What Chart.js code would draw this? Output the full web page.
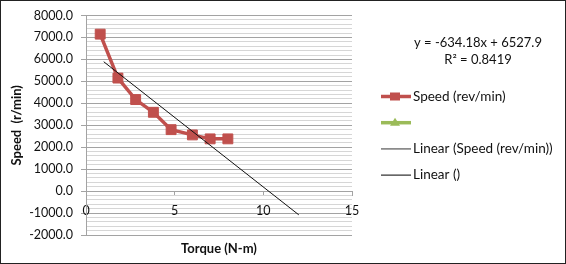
<!DOCTYPE html>
<html>
<head>
<meta charset="utf-8">
<script src="https://cdn.jsdelivr.net/npm/chart.js@4.4.0/dist/chart.umd.min.js"></script>
<style>
  html, body { margin: 0; padding: 0; background: #fff; }
  #graficoVelocidade { display: block; }
</style>
</head>
<body>
<canvas id="graficoVelocidade" width="566" height="264"></canvas>
<script>
// Valores (torque em N-m, velocidade em rev/min)
const torque = [0.8, 1.8, 2.8, 3.8, 4.8, 6.0, 7.0, 8.0];
const velocidade = [7150, 5150, 4170, 3590, 2800, 2560, 2380, 2380];

// Extremos da linha de tendência
const tendenciaX = [1, 12];
const tendenciaY = [5894, -1082];

const rotulos = ['Speed (rev/min)', '', 'Linear (Speed (rev/min))', 'Linear ()'];
const equacao = ['y = -634.18x + 6527.9', 'R² = 0.8419'];
const ticksX = [0, 5, 10, 15];

const fonte = 'Lato';
const vermelho = '#c0504d';
const verde = '#9bbb59';
const cinzaGrade = '#a3a3a3';
const cinzaMenor = '#d6d6d6';

/**
 * Fundo branco, moldura, equação e legenda à direita.
 */
const legendaLateral = {
  id: 'legendaLateral',
  beforeDraw(chart) {
    const ctx = chart.ctx;
    ctx.save();
    ctx.fillStyle = '#fff';
    ctx.fillRect(0, 0, chart.width, chart.height);
    ctx.restore();
  },
  afterDraw(chart) {
    const ctx = chart.ctx;
    ctx.save();
    ctx.font = `13px ${fonte}`;
    ctx.fillStyle = '#111';
    ctx.textAlign = 'center';
    ctx.textBaseline = 'middle';
    ctx.fillText(equacao[0], 478, 43);
    ctx.fillText(equacao[1], 478, 60);

    ctx.font = `13.5px ${fonte}`;
    ctx.textAlign = 'left';
    chart.data.datasets.forEach((ds, i) => {
      const y = 96.5 + i * 26.2;
      ctx.strokeStyle = ds.legendaCor || ds.borderColor;
      ctx.lineWidth = ds.legendaLargura || ds.borderWidth;
      ctx.beginPath();
      ctx.moveTo(381, y);
      ctx.lineTo(411, y);
      ctx.stroke();
      ctx.fillStyle = ds.borderColor;
      if (ds.pointStyle === 'rect') {
        ctx.fillRect(390, y - 4, 10, 8);
      } else if (ds.pointStyle === 'triangle') {
        ctx.beginPath();
        ctx.moveTo(395, y - 5);
        ctx.lineTo(400, y + 3);
        ctx.lineTo(390, y + 3);
        ctx.closePath();
        ctx.fill();
      }
      ctx.fillStyle = '#111';
      ctx.fillText(ds.label, 413, y);
    });

    ctx.strokeStyle = '#222';
    ctx.lineWidth = 1;
    ctx.strokeRect(0.5, 0.5, chart.width - 1, chart.height - 1);
    ctx.restore();
  }
};

const ctx = document.getElementById('graficoVelocidade').getContext('2d');
const grafico = new Chart(ctx, {
  type: 'line',
  data: {
    datasets: [
      {
        label: rotulos[0],
        data: torque.map((t, i) => ({ x: t, y: velocidade[i] })),
        borderColor: vermelho,
        backgroundColor: vermelho,
        borderWidth: 3.5,
        pointStyle: 'rect',
        pointRadius: 7,
        pointBorderWidth: 1,
        tension: 0,
        order: 2
      },
      {
        label: rotulos[1],
        data: [],
        borderColor: verde,
        backgroundColor: verde,
        borderWidth: 3.5,
        pointStyle: 'triangle',
        order: 3
      },
      {
        label: rotulos[2],
        data: tendenciaX.map((t, i) => ({ x: t, y: tendenciaY[i] })),
        borderColor: '#111',
        legendaCor: '#777',
        legendaLargura: 1.5,
        borderWidth: 1,
        pointRadius: 0,
        order: 1
      },
      {
        label: rotulos[3],
        data: [],
        borderColor: '#000',
        borderWidth: 1,
        pointRadius: 0,
        order: 4
      }
    ]
  },
  options: {
    responsive: false,
    animation: false,
    events: [],
    layout: { padding: { left: 0, right: 214, top: 15, bottom: 29 } },
    scales: {
      x: {
        type: 'linear',
        position: { y: 0 },
        min: 0,
        max: 15,
        afterBuildTicks: s => { s.ticks = ticksX.map(v => ({ value: v })); },
        afterFit: s => { s.height = 66; },
        ticks: {
          font: { family: fonte, size: 12.5 },
          color: '#111',
          padding: 8,
          maxRotation: 0
        },
        grid: { drawOnChartArea: false, tickLength: 4, color: cinzaGrade },
        border: { color: cinzaGrade },
        title: {
          display: true,
          text: 'Torque (N-m)',
          font: { family: fonte, size: 13, weight: 'bold' },
          color: '#111',
          padding: 0
        }
      },
      y: {
        min: -2000,
        max: 8000,
        afterFit: s => { s.width = 86; },
        ticks: {
          stepSize: 200,
          maxTicksLimit: 60,
          autoSkip: false,
          font: { family: fonte, size: 12.5 },
          color: '#111',
          padding: 8,
          callback: v => Math.round(v) % 1000 === 0 ? Math.round(v).toFixed(1) : ''
        },
        grid: {
          tickLength: 5,
          color: c => c.tick && Math.round(c.tick.value) % 1000 === 0 ? cinzaGrade : cinzaMenor,
          tickColor: c => c.tick && Math.round(c.tick.value) % 1000 === 0 ? cinzaGrade : 'rgba(0,0,0,0)'
        },
        border: { color: cinzaGrade },
        title: {
          display: true,
          text: 'Speed  (r/min)',
          font: { family: fonte, size: 13, weight: 'bold' },
          color: '#111',
          padding: { top: 9, bottom: 0 }
        }
      }
    },
    plugins: {
      legend: { display: false },
      tooltip: { enabled: false }
    }
  },
  plugins: [legendaLateral]
});
</script>
</body>
</html>
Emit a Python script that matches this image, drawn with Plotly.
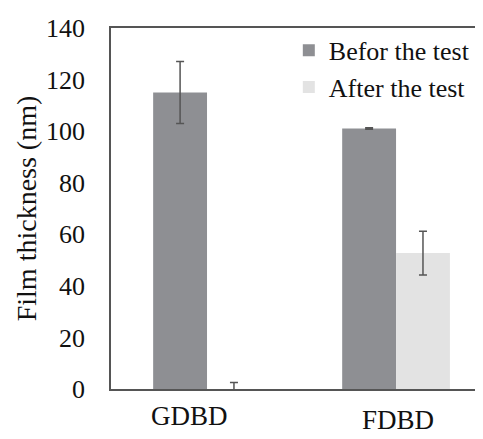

-----

*Exercise brief:*
Look through the lines above and collect those with the word "script".

*Reply to the task:*
<script src="https://cdn.jsdelivr.net/npm/chart.js@4.4.0/dist/chart.umd.min.js"></script>
<script>
</script>
Emit a Python script that matches this image, drawn with Plotly.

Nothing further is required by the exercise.